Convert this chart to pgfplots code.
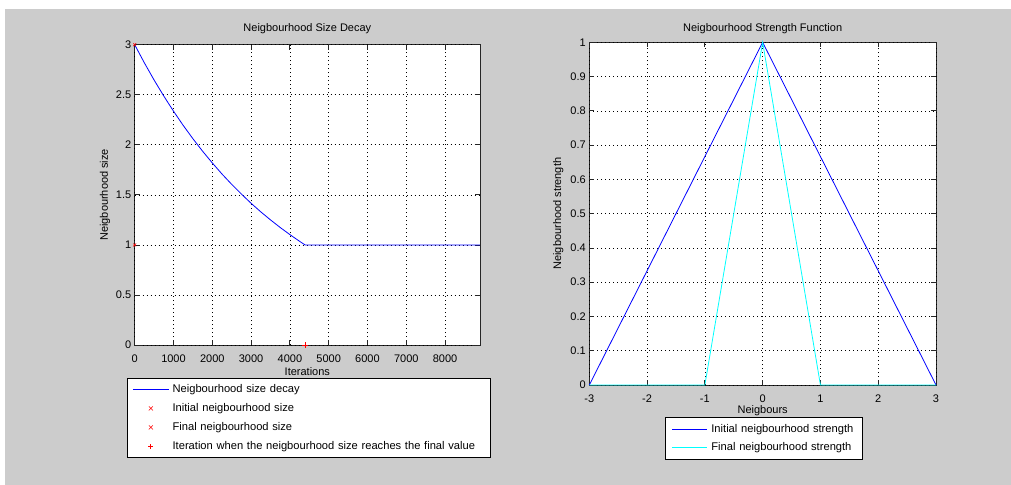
\documentclass[border=0pt]{standalone}
\usepackage{fontspec}
\setmainfont{Liberation Sans}
\usepackage{pgfplots}
\pgfplotsset{compat=1.18}
\definecolor{bg}{RGB}{204,204,204}
\definecolor{mblue}{RGB}{0,0,255}
\definecolor{mcyan}{RGB}{0,255,255}
\definecolor{mred}{RGB}{255,0,0}
\newcommand{\fnt}{\fontsize{11bp}{13bp}\selectfont}
\newcommand{\lfnt}{\fontsize{11.15bp}{13bp}\selectfont}
\pgfplotsset{
  mlab/.style={
    scale only axis,
    axis background/.style={fill=white, draw=black!85, line width=0.8bp},
    axis line style={draw=none},
    tick align=inside,
    major tick length=5bp,
    tick style={black!85, line width=0.8bp},
    grid=major,
    major grid style={black, line width=0.65bp, dash pattern=on 1bp off 3bp},
    /pgf/number format/assume math mode=true,
    /pgf/number format/1000 sep={},
    ticklabel style={font=\fnt},
    xticklabel style={anchor=base, yshift=-17bp},
    yticklabel style={anchor=east},
    label style={font=\fnt},
    every axis title/.style={font=\fnt, anchor=base},
    clip=false,
    legend cell align=left,
    legend style={draw=black, fill=white, line width=0.8bp, font=\lfnt,
      nodes={inner sep=0pt, text height=8bp, text depth=2bp}},
  },
  legLineA/.style={legend image code/.code={\draw[draw=#1, line width=1bp] (0bp,0bp) -- (36bp,0bp); \path[draw=none,fill=none] (0bp,0bp) -- (39.7bp,0bp);}},
  legLineB/.style={legend image code/.code={\draw[draw=#1, line width=1bp] (0bp,0bp) -- (35bp,0bp); \path[draw=none,fill=none] (0bp,0bp) -- (39bp,0bp);}},
}
\begin{document}
\begin{tikzpicture}[font=\fnt]
\useasboundingbox (0,0) rectangle (1011bp,-485bp);
\fill[white] (0,0) rectangle (1011bp,-485bp);
\fill[bg] (5bp,-9bp) rectangle (1011bp,-485bp);

\begin{axis}[mlab,
  at={(134.7bp,-345bp)}, anchor=south west,
  width=345.3bp, height=300.3bp,
  xmin=0, xmax=8900, ymin=0, ymax=3,
  xtick={0,1000,2000,3000,4000,5000,6000,7000,8000},
  ytick={0,0.5,1,1.5,2,2.5,3},
  yticklabels={0,0.5,1,1.5,2,2.5,3},
  title={Neigbourhood Size Decay},
  title style={at={(0.5,1.044)}},
  xlabel={Iterations},
  xlabel style={at={(axis description cs:0.5,-0.1016)}, anchor=base},
  ylabel={Neigbourhood size},
  ylabel style={at={(axis description cs:-0.086,0.5)}, anchor=center},
  legend style={at={(-0.02317,-0.1099)}, anchor=north west, inner xsep=5.3bp, inner ysep=6bp, row sep=9bp,
    nodes={text width=312bp}},
]
\addplot[draw=mblue, line width=0.8bp, legLineA=mblue] coordinates {
(0,3.000) (250,2.818) (500,2.647) (750,2.487) (1000,2.336) (1250,2.194)
(1500,2.061) (1750,1.936) (2000,1.819) (2250,1.708) (2500,1.605) (2750,1.508)
(3000,1.416) (3250,1.330) (3500,1.250) (3750,1.174) (4000,1.103) (4250,1.036)
(4390,1.000) (8900,1.000)};
\addlegendentry{Neigbourhood size decay}
\addplot[only marks, mark=x, mark size=2bp, mark options={draw=mred, line width=0.6bp}, legend image code/.code={\draw[draw=mred, line width=0.6bp] (16bp,-2bp) -- (20bp,2bp) (16bp,2bp) -- (20bp,-2bp); \path[draw=none,fill=none] (0bp,0bp) -- (39.7bp,0bp);}] coordinates {(0,3)};
\addlegendentry{Initial neigbourhood size}
\addplot[only marks, mark=x, mark size=2bp, mark options={draw=mred, line width=0.6bp}, legend image code/.code={\draw[draw=mred, line width=0.6bp] (16bp,-2bp) -- (20bp,2bp) (16bp,2bp) -- (20bp,-2bp); \path[draw=none,fill=none] (0bp,0bp) -- (39.7bp,0bp);}] coordinates {(0,1)};
\addlegendentry{Final neigbourhood size}
\addplot[only marks, mark=+, mark size=3bp, mark options={draw=mred, line width=1bp}, legend image code/.code={\draw[draw=mred, line width=0.9bp] (15.5bp,0bp) -- (20.5bp,0bp) (18bp,-2.5bp) -- (18bp,2.5bp); \path[draw=none,fill=none] (0bp,0bp) -- (39.7bp,0bp);}] coordinates {(4390,0)};
\addlegendentry{Iteration when the neigbourhood size reaches the final value}
\end{axis}

\begin{axis}[mlab,
  at={(589.3bp,-385bp)}, anchor=south west,
  width=346.7bp, height=342.7bp,
  xmin=-3, xmax=3, ymin=0, ymax=1,
  xtick={-3,-2,-1,0,1,2,3},
  ytick={0,0.1,0.2,0.3,0.4,0.5,0.6,0.7,0.8,0.9,1},
  yticklabels={0,0.1,0.2,0.3,0.4,0.5,0.6,0.7,0.8,0.9,1},
  title={Neigbourhood Strength Function},
  title style={at={(0.5,1.0315)}},
  xlabel={Neigbours},
  xlabel style={at={(axis description cs:0.5,-0.0817)}, anchor=base},
  ylabel={Neigbourhood strength},
  ylabel style={at={(axis description cs:-0.0894,0.5)}, anchor=center},
  legend style={at={(0.2183,-0.0934)}, anchor=north west, inner xsep=6.5bp, inner ysep=6.85bp, row sep=8.3bp,
    nodes={text width=145bp}},
]
\addplot[draw=mblue, line width=0.8bp, legLineB=mblue] coordinates {(-3,0) (0,1) (3,0)};
\addlegendentry{Initial neigbourhood strength}
\addplot[draw=mcyan, line width=0.8bp, legLineB=mcyan] coordinates {(-3,0) (-1,0) (0,1) (1,0) (3,0)};
\addlegendentry{Final neigbourhood strength}
\end{axis}
\end{tikzpicture}
\end{document}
# # # # # # #
*Challenge:* Tally the lines of the data that hold the string "code". Answer with the number and nothing more.

*Exercise response:* 6